What other UC elements are free? Voice has been free for a long time, thanks primarily to Skype. However, good voice has typically not been free. This too may be changing if the article by John Malone in NoJitter is correct which states that approximately 18% of the PBX market is open source. Furthermore, business quality voice has been compromised due to lower MOS scores on business calls made using mobile phones. Because voice is so important, our belief is that people will continue to pay for it; however, we expect to see more free voice deployments and the cost for paid deployments (read PBXs) to fall significantly, particularly when OCS 2010 comes online with remote survivability and E-911 capabilities.

Another free UC capability is email. While most of us have email through our employers, most of us also have free email accounts through Google, Yahoo!, and others. Companies pay for email primarily to have an identity. It looks a lot more professional for my email to be from wainhouse.com than from Gmail or Hotmail. Plus, one can avoid the tiresome blinking ads that come with free email services. Clearly there are some control and hygiene components in an enterprise email solution that one does not get with a free email solution. However, the value is primarily in the identity a paid email solution provides.
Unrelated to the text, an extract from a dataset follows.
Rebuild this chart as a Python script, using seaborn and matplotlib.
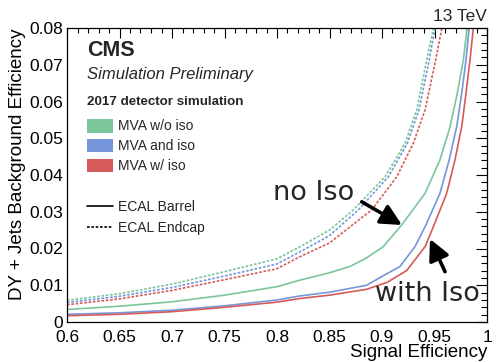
import numpy as np
import pandas as pd
import matplotlib
matplotlib.use("Agg")
import matplotlib.pyplot as plt
from matplotlib.patches import Patch
from matplotlib.lines import Line2D
from matplotlib.ticker import MultipleLocator, FuncFormatter
import seaborn as sns

# ROC curves: signal efficiency vs DY + jets background efficiency
# ECAL barrel (solid)
eb_wo_iso_sig = [0.60, 0.65, 0.70, 0.75, 0.80, 0.822, 0.85, 0.8695, 0.885, 0.9012, 0.9187, 0.941, 0.9552, 0.9648, 0.9717, 0.9775, 0.981]
eb_wo_iso_bkg = [0.0034, 0.0043, 0.0055, 0.0073, 0.0096, 0.0114, 0.0134, 0.0151, 0.0174, 0.0205, 0.0264, 0.0350, 0.0441, 0.0531, 0.0622, 0.0713, 0.0800]

eb_and_iso_sig = [0.60, 0.65, 0.70, 0.75, 0.80, 0.822, 0.85, 0.8854, 0.90, 0.9171, 0.9314, 0.941, 0.9552, 0.964, 0.9711, 0.9759, 0.980, 0.983]
eb_and_iso_bkg = [0.0021, 0.0025, 0.0032, 0.0044, 0.0060, 0.0071, 0.0081, 0.0100, 0.0124, 0.0151, 0.0205, 0.0259, 0.0350, 0.0441, 0.0531, 0.0622, 0.0713, 0.0800]

eb_w_iso_sig = [0.60, 0.65, 0.70, 0.75, 0.80, 0.822, 0.85, 0.8854, 0.905, 0.9235, 0.941, 0.9489, 0.9616, 0.9695, 0.9759, 0.980, 0.9838, 0.987]
eb_w_iso_bkg = [0.0017, 0.0021, 0.0028, 0.0040, 0.0054, 0.0064, 0.0073, 0.0089, 0.0108, 0.0140, 0.0205, 0.0259, 0.0350, 0.0441, 0.0531, 0.0622, 0.0713, 0.0800]

# ECAL endcap (dashed)
ee_wo_iso_sig = [0.60, 0.65, 0.70, 0.75, 0.80, 0.822, 0.85, 0.8727, 0.9029, 0.9219, 0.933, 0.9426, 0.949]
ee_wo_iso_bkg = [0.0059, 0.0077, 0.0103, 0.0137, 0.0172, 0.0205, 0.0250, 0.0305, 0.0395, 0.0486, 0.0577, 0.0713, 0.0800]

ee_and_iso_sig = [0.60, 0.65, 0.70, 0.75, 0.80, 0.822, 0.85, 0.8775, 0.906, 0.9241, 0.9352, 0.945, 0.9505]
ee_and_iso_bkg = [0.0053, 0.0070, 0.0094, 0.0125, 0.0158, 0.0191, 0.0235, 0.0305, 0.0395, 0.0486, 0.0577, 0.0713, 0.0800]

ee_w_iso_sig = [0.60, 0.65, 0.70, 0.75, 0.80, 0.822, 0.85, 0.8902, 0.914, 0.9298, 0.941, 0.9511, 0.957]
ee_w_iso_bkg = [0.0047, 0.0063, 0.0086, 0.0115, 0.0145, 0.0178, 0.0215, 0.0305, 0.0395, 0.0486, 0.0577, 0.0713, 0.0800]

mva_labels = ["MVA w/o iso", "MVA and iso", "MVA w/ iso"]
region_labels = ["ECAL Barrel", "ECAL Endcap"]
x_ticks = [0.6, 0.65, 0.7, 0.75, 0.8, 0.85, 0.9, 0.95, 1.0]
y_ticks = [0, 0.01, 0.02, 0.03, 0.04, 0.05, 0.06, 0.07, 0.08]

colors = {"MVA w/o iso": "#7cc59b", "MVA and iso": "#7596da", "MVA w/ iso": "#d65a5a"}
endcap_dash = (1.6, 1.0)

curves = [
    ("MVA w/o iso", "ECAL Barrel", eb_wo_iso_sig, eb_wo_iso_bkg),
    ("MVA and iso", "ECAL Barrel", eb_and_iso_sig, eb_and_iso_bkg),
    ("MVA w/ iso", "ECAL Barrel", eb_w_iso_sig, eb_w_iso_bkg),
    ("MVA w/o iso", "ECAL Endcap", ee_wo_iso_sig, ee_wo_iso_bkg),
    ("MVA and iso", "ECAL Endcap", ee_and_iso_sig, ee_and_iso_bkg),
    ("MVA w/ iso", "ECAL Endcap", ee_w_iso_sig, ee_w_iso_bkg),
]
frames = []
for i, (mva, region, sig, bkg) in enumerate(curves):
    frames.append(pd.DataFrame({"sig": sig, "bkg": bkg, "mva": mva,
                                "region": region, "curve": i}))
df = pd.concat(frames, ignore_index=True)

sns.set_theme(style="white")
plt.rcParams["font.family"] = ["Liberation Sans", "DejaVu Sans"]
plt.rcParams["axes.linewidth"] = 0.9

W, H = 499, 362
fig = plt.figure(figsize=(W / 100, H / 100), dpi=100)
ax = fig.add_axes([67 / W, 40 / H, 420 / W, 294 / H])

sns.lineplot(data=df, x="sig", y="bkg", hue="mva", style="region", units="curve",
             estimator=None, sort=False, palette=colors,
             dashes={"ECAL Barrel": "", "ECAL Endcap": endcap_dash},
             linewidth=1.2, legend=False, ax=ax)

ax.set_xlim(0.6, 1.0)
ax.set_ylim(0, 0.08)
ax.set_xticks(x_ticks)
ax.set_yticks(y_ticks)
ax.xaxis.set_minor_locator(MultipleLocator(0.01))
ax.yaxis.set_minor_locator(MultipleLocator(0.002))
fmt = FuncFormatter(lambda v, p: f"{v:g}")
ax.xaxis.set_major_formatter(fmt)
ax.yaxis.set_major_formatter(fmt)
for s in ax.spines.values():
    s.set_color("black")
ax.tick_params(axis="both", which="both", direction="in", top=True, right=True,
               colors="black", labelsize=12.5, width=0.8)
ax.tick_params(axis="x", which="major", length=7, pad=6)
ax.tick_params(axis="x", which="minor", length=3.5)
ax.tick_params(axis="y", which="major", length=8, pad=3)
ax.tick_params(axis="y", which="minor", length=4)

ax.set_xlabel("Signal Efficiency", fontsize=13.5, loc="right", labelpad=-1, color="black")
ax.set_ylabel("DY + Jets Background Efficiency", fontsize=13.5, loc="top", labelpad=2, color="black")

fig.text(487 / W, 1 - 21 / H, "13 TeV", ha="right", va="baseline", fontsize=12.5)


def to_axes(xp, yp):
    """Pixel position (from the top-left of the figure) in axes fraction."""
    return ax.transAxes.inverted().transform(fig.transFigure.transform((xp / W, 1 - yp / H)))


for txt, (xp, yp), kw in [
    ("CMS", (87, 56), dict(fontsize=15.5, fontweight="bold")),
    ("Simulation Preliminary", (87, 79), dict(fontsize=12, fontstyle="italic")),
    ("2017 detector simulation", (87, 105), dict(fontsize=9.6, fontweight="bold")),
]:
    x0, y0 = to_axes(xp, yp)
    ax.text(x0, y0, txt, transform=ax.transAxes, va="baseline", ha="left", **kw)

patch_handles = [Patch(facecolor=colors[m], edgecolor="none", label=m) for m in mva_labels]
leg1 = ax.legend(handles=patch_handles, loc="upper left", bbox_to_anchor=to_axes(87, 119),
                 frameon=False, fontsize=10, handlelength=1.85, handleheight=1.12,
                 handletextpad=0.35, labelspacing=0.38, borderpad=0, borderaxespad=0)
ax.add_artist(leg1)

line_handles = [Line2D([], [], color="black", lw=1.2, ls="-", label=region_labels[0]),
                Line2D([], [], color="black", lw=1.2, ls=(0, endcap_dash), label=region_labels[1])]
ax.legend(handles=line_handles, loc="upper left", bbox_to_anchor=to_axes(87, 200),
          frameon=False, fontsize=10, handlelength=1.85, handletextpad=0.35,
          labelspacing=0.5, borderpad=0, borderaxespad=0)

arrow = dict(arrowstyle="-|>,head_length=0.9,head_width=0.45", lw=2.6, color="black",
             shrinkA=0, shrinkB=0, mutation_scale=14)
ax.annotate("", xy=(0.9190, 0.0264), xytext=(0.8807, 0.0327), arrowprops=arrow)
ax.annotate("", xy=(0.9457, 0.0226), xytext=(0.960, 0.0137), arrowprops=arrow)
ax.text(0.835, 0.0332, "no Iso", ha="center", va="baseline", fontsize=19.5, family="DejaVu Sans")
ax.text(0.9433, 0.0058, "with Iso", ha="center", va="baseline", fontsize=19.5, family="DejaVu Sans")

fig.savefig("out.png", dpi=100)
So, which UC elements will enterprises pay for? Well, they still pay for the PBX with good voice quality, but the cost for PBXs is clearly on the decline. They will pay for good executive, group, and telepresence video solutions. They will pay for audio and Web conferencing although Web conferencing is often bundled with audio conferencing at a very low cost. They will pay for shared workspaces and enterprise email solutions. They will pay for mobility. There are a lot of UC elements companies will and are paying for. Our objective in this section was to point out that companies are generally not paying a lot for UC clients nor are they paying for desktop video.